Но спекулятивные заключения, стоящие философам такого труда, часто делаются в свете непринужденно и без размышлений. Так, затруднения, представляющиеся в теории непреодолимыми, часто легко разрешаются на практике. Те, кто заинтересован в верности женщин, естественно осуждают их неверность и все ее первые признаки. Те же, кто в этом не заинтересован, следуют общему течению. Воспитание овладевает податливыми душами лиц прекрасного пола уже в детском возрасте; но если уж соответствующее общее правило установлено, то люди склонны распространять его за пределы тех принципов, от которых оно произошло впервые. Так, самые распутные холостяки не могут не возмущаться любым проявлением бесстыдства или распутства у женщин. И хотя все указанные правила находятся в прямом отношении к деторождению, однако и женщины, уже вышедшие из соответствующего возраста, не пользуются в данном отношении большими преимуществами, чем те, которые находятся в полном расцвете молодости и красоты. Люди, без сомнения, неясно сознают, что все эти понятия о скромности и стыдливости имеют отношение к деторождению, поскольку они не предписывают тех же законов, по крайней мере в одинаковой степени, мужскому полу, ввиду того что в данном случае указанное основание не имеет силы. Это исключение очевидно и всеобъемлюще; основано же оно на заметном отличии друг от друга [обоих полов], приводящем к данному разграничению и различению идей [о них]. Но не так обстоит дело по отношению к различным возрастам женщин; поэтому хотя мы и знаем, что вышеизложенные понятия имеют своим основанием общественный интерес, однако общее правило выводит нас за пределы первичного принципа и заставляет распространять наше понятие скромности на всех лиц женского пола с самого раннего детства вплоть до престарелого возраста со всеми его немощами.

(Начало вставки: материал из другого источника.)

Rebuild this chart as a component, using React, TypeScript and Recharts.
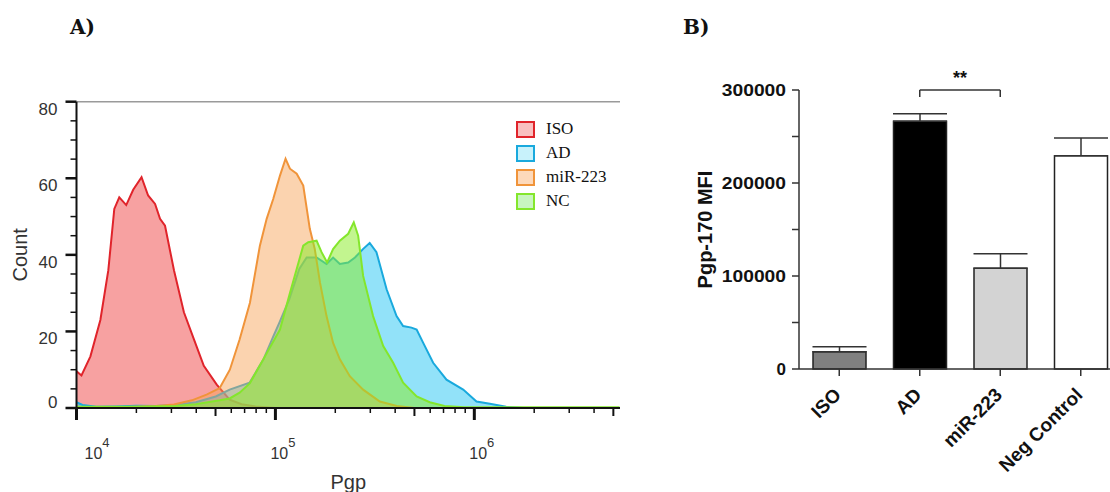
import {
  AreaChart,
  Area,
  BarChart,
  Bar,
  Cell,
  ErrorBar,
  XAxis,
  YAxis,
  ReferenceLine,
  Legend,
} from "recharts";

// Panel A: flow histogram, x given as log10(Pgp), y = count
const isoLog = [4.0, 4.025, 4.07, 4.12, 4.16, 4.19, 4.215, 4.25, 4.285, 4.327, 4.36, 4.395, 4.42, 4.445, 4.49, 4.54, 4.59, 4.64, 4.705, 4.77, 4.83, 4.9, 5.0, 6.73];
const isoCount = [9.6, 8.5, 13.5, 23, 36, 52, 55, 53, 57, 60.3, 55.5, 53.3, 49.4, 47.6, 36, 25, 18, 11, 6.1, 2.2, 1, 0.4, 0, 0];

const adLog = [4.0, 4.03, 4.1, 4.2, 4.3, 4.4, 4.5, 4.6, 4.7, 4.77, 4.87, 4.94, 4.99, 5.02, 5.07, 5.12, 5.157, 5.207, 5.257, 5.29, 5.324, 5.366, 5.4, 5.44, 5.474, 5.508, 5.559, 5.609, 5.642, 5.684, 5.71, 5.743, 5.793, 5.86, 5.944, 6.011, 6.078, 6.16, 6.25, 6.73];
const adCount = [1.5, 0.8, 0.3, 0.4, 0.6, 0.5, 0.8, 1.5, 3, 4.8, 6.6, 12.7, 18.8, 22.3, 28.4, 36.3, 39.3, 39.3, 37.6, 39.3, 37.6, 38, 39.3, 41.5, 43.1, 40.7, 31, 24, 21.4, 21, 20.5, 17, 11.8, 7.4, 4.8, 1.7, 1.1, 0.3, 0, 0];

const mirLog = [4.0, 4.2, 4.4, 4.49, 4.58, 4.654, 4.72, 4.771, 4.82, 4.872, 4.922, 4.956, 4.989, 5.023, 5.051, 5.073, 5.107, 5.14, 5.173, 5.198, 5.224, 5.257, 5.29, 5.324, 5.374, 5.441, 5.525, 5.61, 5.7, 6.73];
const mirCount = [0, 0.2, 0.5, 0.9, 2, 3.5, 5.2, 10, 17.9, 27.5, 42.4, 49.4, 54.6, 60.7, 65.1, 62.5, 61.2, 58.1, 46.8, 41.5, 32.8, 24, 17, 12.7, 8.3, 4.8, 1.7, 0.5, 0, 0];

const ncLog = [4.0, 4.3, 4.5, 4.6, 4.72, 4.77, 4.82, 4.872, 4.939, 5.023, 5.073, 5.107, 5.14, 5.165, 5.207, 5.232, 5.26, 5.29, 5.324, 5.366, 5.394, 5.416, 5.441, 5.491, 5.542, 5.592, 5.642, 5.71, 5.776, 5.85, 5.95, 6.73];
const ncCount = [0.3, 0.3, 0.5, 1, 2, 2.5, 4, 6.5, 12.7, 20.5, 30, 36.3, 42.4, 43.3, 43.7, 40.7, 38, 41.5, 43.7, 45.5, 48.5, 45, 34.5, 24, 16.2, 11.8, 6.6, 3, 1.5, 0.5, 0.2, 0.2];

const pgpTicks = [
  10000, 20000, 30000, 40000, 50000, 60000, 70000, 80000, 90000,
  100000, 200000, 300000, 400000, 500000, 600000, 700000, 800000, 900000,
  1000000, 2000000, 3000000, 4000000, 5000000,
];
const countTicks = [0, 5, 10, 15, 20, 25, 30, 35, 40, 45, 50, 55, 60, 65, 70, 75, 80];

// Panel B: bar chart
const groups = ["ISO", "AD", "miR-223", "Neg Control"];
const mfi = [18600, 266300, 108300, 229400];
const semUp = [5400, 8200, 15700, 19000];
const mfiTicks = [0, 50000, 100000, 150000, 200000, 250000, 300000];

const toSeries = (logs: number[], counts: number[]) =>
  logs.map((e, i) => ({ pgp: 10 ** e, count: counts[i] }));

const series = [
  { name: "ISO", data: toSeries(isoLog, isoCount), stroke: "#e0242b", fill: "#ef3b3b", op: 0.48, box: "#f9c0c0" },
  { name: "AD", data: toSeries(adLog, adCount), stroke: "#19a9dd", fill: "#1cc3f2", op: 0.48, box: "#c8f2fb" },
  { name: "miR-223", data: toSeries(mirLog, mirCount), stroke: "#f0943a", fill: "#f7a257", op: 0.48, box: "#fdd9bb" },
  { name: "NC", data: toSeries(ncLog, ncCount), stroke: "#84e62c", fill: "#8bec28", op: 0.52, box: "#c8f5c0" },
];

const barData = groups.map((g, i) => ({ group: g, mfi: mfi[i], err: [0, semUp[i]] }));
const barFills = ["#808080", "#000000", "#d3d3d3", "#ffffff"];

const SANS = "Arial, 'Liberation Sans', sans-serif";
const SERIF = "'Times New Roman', 'Liberation Serif', serif";

function PgpTick({ x, y, payload }: any) {
  const v = payload.value;
  const exp = Math.floor(Math.log10(v) + 1e-9);
  const mant = Math.round(v / 10 ** exp);
  const major = mant === 1;
  const mid = mant === 5;
  const len = major ? 12 : mid ? 8 : 5;
  return (
    <g>
      <line x1={x} x2={x} y1={y} y2={y + len} stroke="#111" strokeWidth={major ? 3 : mid ? 2 : 1.5} />
      {major && (
        <text x={x + (exp === 4 ? 8 : -5)} y={459} fontFamily={SANS} fontSize={16} fill="#333">
          10
          <tspan dy={-12} fontSize={13}>
            {exp}
          </tspan>
        </text>
      )}
    </g>
  );
}

function CountTick({ x, y, payload }: any) {
  const v = payload.value;
  const major = v % 20 === 0;
  return (
    <g>
      <line x1={x - (major ? 11 : 6)} x2={x} y1={y} y2={y} stroke="#111" strokeWidth={major ? 2.5 : 1.5} />
      {major && (
        <text x={x - 19} y={v === 0 ? y : y + 13} textAnchor="end" fontFamily={SANS} fontSize={17} fill="#333">
          {v}
        </text>
      )}
    </g>
  );
}

function MfiTick({ x, y, payload }: any) {
  const v = payload.value;
  if (v % 100000 !== 0) return null;
  const s = String(v);
  return (
    <text
      x={x}
      y={y + 6}
      textAnchor="end"
      fontFamily={SANS}
      fontWeight="bold"
      fontSize={17}
      fill="#111"
      textLength={s.length > 1 ? s.length * 10.7 : undefined}
      lengthAdjust="spacingAndGlyphs"
    >
      {s}
    </text>
  );
}

function GroupTick({ x, y, payload }: any) {
  const tx = x + 3;
  const ty = y + 20;
  return (
    <text
      x={tx}
      y={ty}
      textAnchor="end"
      transform={`rotate(-45, ${tx}, ${ty})`}
      fontFamily={SANS}
      fontWeight="bold"
      fontSize={19}
      fill="#111"
    >
      {payload.value}
    </text>
  );
}

function HistLegend() {
  return (
    <div style={{ fontFamily: SERIF, fontSize: 17, color: "#111" }}>
      {series.map((s) => (
        <div key={s.name} style={{ display: "flex", alignItems: "center", height: 24 }}>
          <span
            style={{
              display: "inline-block",
              width: 15,
              height: 13,
              background: s.box,
              border: `2px solid ${s.stroke}`,
              marginRight: 11,
            }}
          />
          {s.name}
        </div>
      ))}
    </div>
  );
}

export default function App() {
  return (
    <div
      style={{
        position: "absolute",
        left: 0,
        top: 0,
        width: 1110,
        height: 492,
        overflow: "hidden",
        background: "#fff",
      }}
    >
      <div style={{ position: "absolute", left: -40, top: 0 }}>
        <AreaChart width={680} height={492} margin={{ top: 101.7, right: 20, bottom: 0, left: 3.5 }}>
          <XAxis
            dataKey="pgp"
            type="number"
            scale="log"
            domain={[10000, 5400000]}
            allowDataOverflow
            ticks={pgpTicks}
            interval={0}
            height={84}
            tickSize={0}
            tickMargin={0}
            tick={<PgpTick />}
            axisLine={{ stroke: "#111", strokeWidth: 2 }}
            label={{ value: "Pgp", position: "insideBottom", offset: 3, fontFamily: SANS, fontSize: 20, fill: "#333" }}
          />
          <YAxis
            type="number"
            domain={[0, 80]}
            ticks={countTicks}
            interval={0}
            width={113}
            tickSize={0}
            tickMargin={0}
            tick={<CountTick />}
            axisLine={{ stroke: "#111", strokeWidth: 2 }}
            label={{ value: "Count", angle: -90, position: "center", fontFamily: SANS, fontSize: 20, fill: "#333" }}
          />
          <ReferenceLine y={80} stroke="#9a9a9a" strokeWidth={1.5} />
          {series.map((s) => (
            <Area
              key={s.name}
              data={s.data}
              dataKey="count"
              name={s.name}
              type="linear"
              stroke={s.stroke}
              strokeWidth={2}
              fill={s.fill}
              fillOpacity={s.op}
              dot={false}
              activeDot={false}
              isAnimationActive={false}
            />
          ))}
          <Legend
            layout="horizontal"
            verticalAlign="middle"
            align="center"
            wrapperStyle={{ left: 556, top: 117, width: "auto" }}
            content={() => <HistLegend />}
          />
        </AreaChart>
      </div>

      <div style={{ position: "absolute", left: 600, top: 0 }}>
        <BarChart width={521} height={492} data={barData} margin={{ top: 90, right: 0, bottom: 0, left: 11 }}>
          <XAxis
            dataKey="group"
            height={123}
            interval={0}
            tickSize={7}
            tickMargin={0}
            tickLine={{ stroke: "#333", strokeWidth: 1.5 }}
            axisLine={{ stroke: "#333", strokeWidth: 1.5 }}
            tick={<GroupTick />}
          />
          <YAxis
            type="number"
            domain={[0, 300000]}
            ticks={mfiTicks}
            interval={0}
            width={188}
            tickSize={7}
            tickMargin={6}
            tickLine={{ stroke: "#333", strokeWidth: 1.5 }}
            axisLine={{ stroke: "#333", strokeWidth: 1.5 }}
            tick={<MfiTick />}
            label={{
              value: "Pgp-170 MFI",
              angle: -90,
              position: "center",
              fontFamily: SANS,
              fontWeight: "bold",
              fontSize: 20,
              fill: "#111",
            }}
          />
          <Bar dataKey="mfi" barSize={53} stroke="#222" strokeWidth={1.5} isAnimationActive={false}>
            {barData.map((d, i) => (
              <Cell key={d.group} fill={barFills[i]} />
            ))}
            <ErrorBar dataKey="err" width={27} stroke="#333" strokeWidth={1.5} isAnimationActive={false} />
          </Bar>
          <ReferenceLine
            segment={[
              { x: "AD", y: 300000 },
              { x: "miR-223", y: 300000 },
            ]}
            stroke="#333"
            strokeWidth={1.5}
            label={{ value: "**", position: "top", offset: 6, fontFamily: SANS, fontWeight: "bold", fontSize: 18, fill: "#111" }}
          />
          <ReferenceLine
            segment={[
              { x: "AD", y: 300000 },
              { x: "AD", y: 292500 },
            ]}
            stroke="#333"
            strokeWidth={1.5}
          />
          <ReferenceLine
            segment={[
              { x: "miR-223", y: 300000 },
              { x: "miR-223", y: 292500 },
            ]}
            stroke="#333"
            strokeWidth={1.5}
          />
        </BarChart>
      </div>

      <svg width={1110} height={492} style={{ position: "absolute", left: 0, top: 0, pointerEvents: "none" }}>
        <text x={70} y={34} fontFamily="'DejaVu Serif', serif" fontWeight="bold" fontSize={20} fill="#111">
          A)
        </text>
        <text x={683} y={34} fontFamily="'DejaVu Serif', serif" fontWeight="bold" fontSize={20} fill="#111">
          B)
        </text>
      </svg>
    </div>
  );
}
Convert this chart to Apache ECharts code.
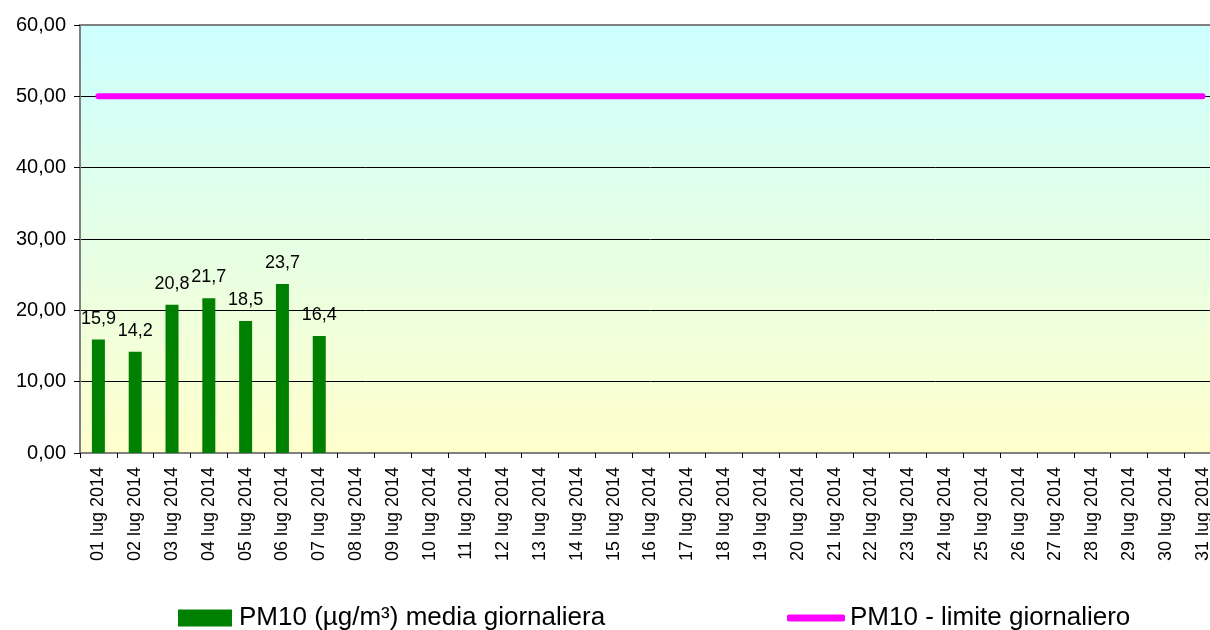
<!DOCTYPE html>
<html>
<head>
<meta charset="utf-8">
<script src="https://cdn.jsdelivr.net/npm/echarts@6/dist/echarts.min.js"></script>
<style>
html,body{margin:0;padding:0;background:#fff;overflow:hidden;width:1210px;height:630px;}
#chart{width:1221px;height:630px;}
</style>
</head>
<body>
<div id="chart"></div>
<script>
var categories = ['01 lug 2014','02 lug 2014','03 lug 2014','04 lug 2014','05 lug 2014','06 lug 2014','07 lug 2014','08 lug 2014','09 lug 2014','10 lug 2014','11 lug 2014','12 lug 2014','13 lug 2014','14 lug 2014','15 lug 2014','16 lug 2014','17 lug 2014','18 lug 2014','19 lug 2014','20 lug 2014','21 lug 2014','22 lug 2014','23 lug 2014','24 lug 2014','25 lug 2014','26 lug 2014','27 lug 2014','28 lug 2014','29 lug 2014','30 lug 2014','31 lug 2014'];
var pm10Daily = [15.9, 14.2, 20.8, 21.7, 18.5, 23.7, 16.4, null, null, null, null, null, null, null, null, null, null, null, null, null, null, null, null, null, null, null, null, null, null, null, null];
var pm10Limit = [50,50,50,50,50,50,50,50,50,50,50,50,50,50,50,50,50,50,50,50,50,50,50,50,50,50,50,50,50,50,50];
var yTickLabels = ['0,00','10,00','20,00','30,00','40,00','50,00','60,00'];
var seriesNames = ['PM10 (µg/m³) media giornaliera', 'PM10 - limite giornaliero'];

var FONT = 'Liberation Sans, Arial, sans-serif';
var chart = echarts.init(document.getElementById('chart'), null, {renderer:'canvas'});
chart.setOption({
  animation: false,
  backgroundColor: '#ffffff',
  grid: {
    left: 80, top: 25, bottom: 177, right: 0,
    show: true,
    borderColor: '#808080', borderWidth: 2,
    backgroundColor: {
      type: 'linear', x: 0, y: 0, x2: 0, y2: 1,
      colorStops: [{offset: 0, color: '#CCFFFF'}, {offset: 1, color: '#FFFFCC'}]
    }
  },
  legend: [{
    left: 173, top: 600,
    itemWidth: 54, itemHeight: 17, itemGap: 0,
    textStyle: {fontFamily: FONT, fontSize: 26, color: '#000', padding: [0,0,0,2]},
    data: [{name: seriesNames[0], icon: 'rect'}],
    selectedMode: false
  }, {
    left: 782, top: 600,
    itemWidth: 58, itemHeight: 7, itemGap: 0,
    textStyle: {fontFamily: FONT, fontSize: 26, color: '#000', padding: [0,0,0,0]},
    data: [{name: seriesNames[1], icon: 'roundRect'}],
    selectedMode: false
  }],
  xAxis: {
    type: 'category',
    data: categories,
    boundaryGap: true,
    axisLine: {show: true, lineStyle: {color: '#808080', width: 2}},
    axisTick: {show: true, length: 5, inside: false, alignWithLabel: false, lineStyle: {color: '#000'}},
    axisLabel: {rotate: 90, interval: 0, margin: 14, fontFamily: FONT, fontSize: 18, color: '#000'},
    splitLine: {show: false}
  },
  yAxis: {
    type: 'value',
    min: 0, max: 60, interval: 10,
    axisLine: {show: true, lineStyle: {color: '#808080', width: 2}},
    axisTick: {show: true, length: 6, lineStyle: {color: '#000'}},
    axisLabel: {
      margin: 14, fontFamily: FONT, fontSize: 20, color: '#000',
      formatter: function (v) { return yTickLabels[Math.round(v / 10)]; }
    },
    splitLine: {show: true, lineStyle: {color: ['#000','#000','#000','#000','#000','#000','#808080'], width: 1}}
  },
  series: [{
    name: seriesNames[0],
    type: 'bar',
    data: pm10Daily,
    barWidth: 13,
    itemStyle: {color: '#008000'},
    label: {
      show: true, position: 'top', distance: 12,
      fontFamily: FONT, fontSize: 18, color: '#000',
      formatter: function (p) { return p.value == null ? '' : String(p.value).replace('.', ','); }
    }
  }, {
    name: seriesNames[1],
    type: 'line',
    data: pm10Limit,
    symbol: 'none',
    itemStyle: {color: '#FF00FF'},
    lineStyle: {color: '#FF00FF', width: 6, cap: 'round'},
    z: 3
  }]
});
</script>
</body>
</html>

Храбрость, считающаяся среди мужчин долгом чести, обладает также до известной степени искусственной ценностью, подобно целомудрию женщин, хотя и она имеет некоторое основание в природе, как мы увидим впоследствии.

Что же касается тех обязательств, связанных с целомудрием, которые предписываются мужскому полу, то мы можем заметить, что, согласно общим понятиям, господствующим в свете, они находятся приблизительно в таком же отношении к соответствующим обязательствам женщин, в каком обязательства, налагаемые международным правом, находятся к обязательствам, связанным с естественными законами. Дарование мужчинам полной свободы в удовлетворении их сладострастия противоречило бы интересам общества, но так как выгода [от их воздержания] слабее той, которая связана с воздержанием женского пола, то и нравственное обязательство, проистекающее отсюда, должно быть соответственно слабее. Чтобы доказать это, нам стоит только сослаться на практику и мнения всех наций и эпох.

Часть III

Об иных добродетелях и пороках

Глава 1. О происхождении естественных добродетелей и пороков

Теперь мы переходим к рассмотрению тех добродетелей и пороков, которые совершенно естественны и совсем не зависят от ухищрений и установлений людей. Этим рассмотрением и завершается наша система морали.

Главной пружиной, или движущим принципом, человеческого духа является удовольствие или страдание; как только эти ощущения исчезают из нашего мышления и чувствования, мы становимся в значительной мере неспособными к аффектам или действиям, к желаниям или хотениям. Самыми непосредственными действиями удовольствия и страдания являются притягательные и отталкивающие движения нашего духа, которые видоизменяются в хотение, стремление и отвращение, печаль и радость, надежду и страх в зависимости от того, какое положение занимает удовольствие или страдание, является ли оно вероятным или невероятным, достоверным или недостоверным или же считается находящимся совершенно вне нашей власти в настоящий момент. Если наряду с этим объекты, вызывающие удовольствие или страдание, приобретают отношение к нам или к другим, они продолжают вызывать желание и отвращение, печаль и радость, но в то же время дают начало и косвенным аффектам: гордости или униженности, любви или ненависти, которые в данном случае находятся в двойном отношении впечатлений и идей к страданию или удовольствию.